Allegedly, on or about 4 November 2017, Patrick O'Callaghan sent:
> *All* public WiFi is insecure by definition since in general you
> don't know anything about who's running it. Whether or not that
> matters depends on your requirements. At a minimum, use application-
> layer security (HTTPS, SSH, TLS etc.)

Yes, people forget that the encryption aspect of WiFi only covers the
wireless aspect.  Once the access point has the traffic, it goes out
through a LAN then WAN, and *that* is unencrypted, and often directly
accessible to other users, and just as prone to compromise as any other
badly run computer system.

If you access a HTTPS server, the server is responsible for setting up
an encrypted connection between you and them, that *allegedly* can go
through an unsafe network in the middle.  

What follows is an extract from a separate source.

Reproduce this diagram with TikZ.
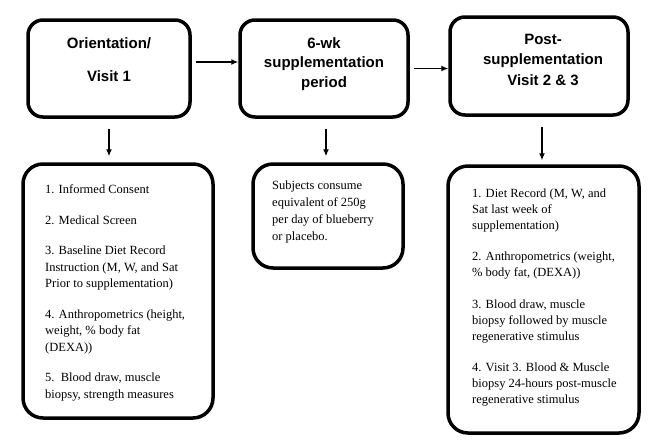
\documentclass[tikz,border=0pt]{standalone}
\usepackage{fontspec}
\setmainfont{Liberation Serif}
\newfontfamily\headfont{Liberation Sans}
\usetikzlibrary{arrows.meta}
\begin{document}
\begin{tikzpicture}[x=1pt,y=-1pt,
  topbox/.style={draw, line width=3.5pt, rounded corners=15pt, inner sep=0pt},
  lowbox/.style={draw, line width=3.5pt, rounded corners=20pt, inner sep=0pt},
  head/.style={font=\headfont\bfseries\fontsize{15}{18}\selectfont, inner sep=0pt, anchor=base},
  body/.style={font=\fontsize{12.5}{16.5}\selectfont, inner sep=0pt, anchor=north west, align=left},
  arr/.style={-{Latex[length=7pt,width=6pt]}, line width=1.2pt}]
\useasboundingbox (0,0) rectangle (654,442);
% top boxes
\node[topbox, minimum width=162pt, minimum height=97pt] (b1) at (109,68.5) {};
\node[topbox, minimum width=168pt, minimum height=97pt] (b2) at (324,68.5) {};
\node[topbox, minimum width=178pt, minimum height=98pt] (b3) at (539,66) {};
% headings
\node[head] (h1a) at (109,48.4) {Orientation/};
\node[head] (h1b) at (109,81.4) {Visit 1};
\node[head] (h2a) at (324,48.4) {6-wk};
\node[head] (h2b) at (324,67.4) {supplementation};
\node[head] (h2c) at (324,87.4) {period};
\node[head] (h3a) at (543,44.4) {Post-};
\node[head] (h3b) at (543,64.4) {supplementation};
\node[head] (h3c) at (543,85.4) {Visit 2 \& 3};
% lower boxes
\node[lowbox, minimum width=190pt, minimum height=254pt] (l1) at (118,291) {};
\node[lowbox, minimum width=150pt, minimum height=104pt] (l2) at (328,216) {};
\node[lowbox, minimum width=191pt, minimum height=267pt] (l3) at (543.5,299.5) {};
% lower texts
\node[body] (t1) at (45,184.7) {1. Informed Consent\\[14pt]
2. Medical Screen\\[14pt]
3. Baseline Diet Record\\Instruction (M, W, and Sat\\Prior to supplementation)\\[14pt]
4. Anthropometrics (height,\\weight, \% body fat\\(DEXA))\\[14pt]
5.\ \ Blood draw, muscle\\biopsy, strength measures};
\node[body, font=\fontsize{12.5}{17}\selectfont] (t2) at (272,180.7) {Subjects consume\\equivalent of 250g\\per day of blueberry\\or placebo.};
\node[body, font=\fontsize{12.5}{15.8}\selectfont] (t3) at (472,188.7) {1. Diet Record (M, W, and\\Sat last week of\\supplementation)\\[16pt]
2. Anthropometrics (weight,\\\% body fat, (DEXA))\\[16pt]
3. Blood draw, muscle\\biopsy followed by muscle\\regenerative stimulus\\[16pt]
4. Visit 3. Blood \& Muscle\\biopsy 24-hours post-muscle\\regenerative stimulus};
% connectors
\draw[arr] ([xshift=4pt,yshift=6.5pt]b1.east) -- ([yshift=6.5pt]b2.west);
\draw[arr] ([xshift=4pt]b2.east) -- (b2.east -| b3.west);
\draw[arr, shorten <=10pt, shorten >=6pt] (b1.south) -- (b1.south |- l1.north);
\draw[arr, shorten <=10pt, shorten >=6pt] ([xshift=2pt]b2.south) -- ([xshift=2pt]b2.south |- l2.north);
\draw[arr, shorten <=10pt, shorten >=4pt] ([xshift=3pt]b3.south) -- ([xshift=3pt]b3.south |- l3.north);
\end{tikzpicture}
\end{document}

But a lot of services are not encrypted, or only partially.  Your
usernames, passwords, dates-of-birth, addresses, etc., all being
transmitted in a captureable way.  Some of which seem, on the face of
it, nothing to worry about, but do make up a collection of data which
is useful to miscreants.

-- 
[tim@localhost ~]$ uname -rsvp
Linux 4.13.9-200.fc26.x86_64 #1 SMP Mon Oct 23 13:52:45 UTC 2017 x86_64

Boilerplate:  All mail to my mailbox is automatically deleted.
There is no point trying to privately email me, I only get to see
the messages posted to the mailing list.

Damn, I didn't mean to press *that* button!